The default Keep all records option always performs processing on the client. Performance is normally good for operations that don't require accessing joined data (such as drawing with default symbolization). An operation may become much slower, though, if accessing joined data is needed.
- Cross-database joins, where the target table and the join table are from different data sources, may have poorer performance. This is especially true in the case where the join table is from a geodatabase or an OLE DB connection. Performance is much better when the join table is from a file-based data source (such as shapefiles, dBASE files, and coverages) and the target table has an ObjectID field (most data sources).
- Joining multiple tables or layers to a single layer can be costly in terms of performance. If all the data is from the same ArcSDE server and you choose Keep only matching records when joining, performance should not be greatly affected.

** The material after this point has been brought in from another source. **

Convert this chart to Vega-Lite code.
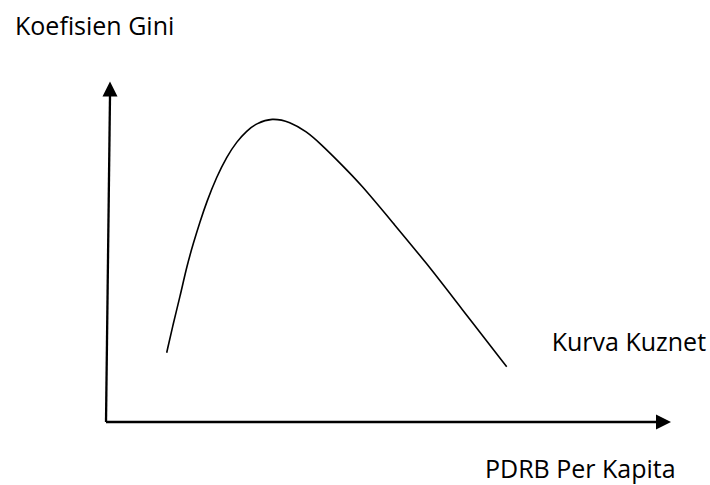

Reasons joining tables may fail
After performing a join, the values in the fields from the joined table might appear empty or null. Null values can be the result of several factors:
- Values in the specified fields for the join do not match.
Joins are case sensitive, so be aware of this when using string fields to create a join. For example, NEW YORK will not join with New York. To convert string values to the proper case, see the task in Making field calculations.
- The name of the table or feature class, or field names in the table or feature class, include spaces or special characters.
Special characters include hyphens, such as in x-coordinate and y-coordinate; parentheses; brackets; and symbols such as $, %, and #. Essentially, eliminate anything that is not alphanumeric or an underscore, but avoid starting field names with a number or an underscore. Be sure to edit the field names in delimited text files or other tables to remove unsupported characters before trying to use the files in ArcGIS. Geodatabase feature class, table, and field names can have up to 64 characters. (More specifically, you can only enter up to 52 characters for a personal geodatabase feature class name because the system appends characters to total 64.) Shapefiles and .dbf field names can be up to 10 characters long. For INFO tables, use up to 16 letters or numbers. See Adding and deleting fields for more field naming guidelines.
- The field names in the table are Microsoft Access reserved words.
Some examples include date, day, month, table, text, user, when, where, year, and zone. For a list of reserved words, see the Microsoft support article (KB 286335).
- The table is stored in a Microsoft Access database that is not a personal geodatabase.
You should access Microsoft Access tables in ArcGIS through an OLE DB connection rather than attempt to add the database directly to ArcMap. See Working with Microsoft Access files in ArcGIS to learn how to add an OLE DB connection.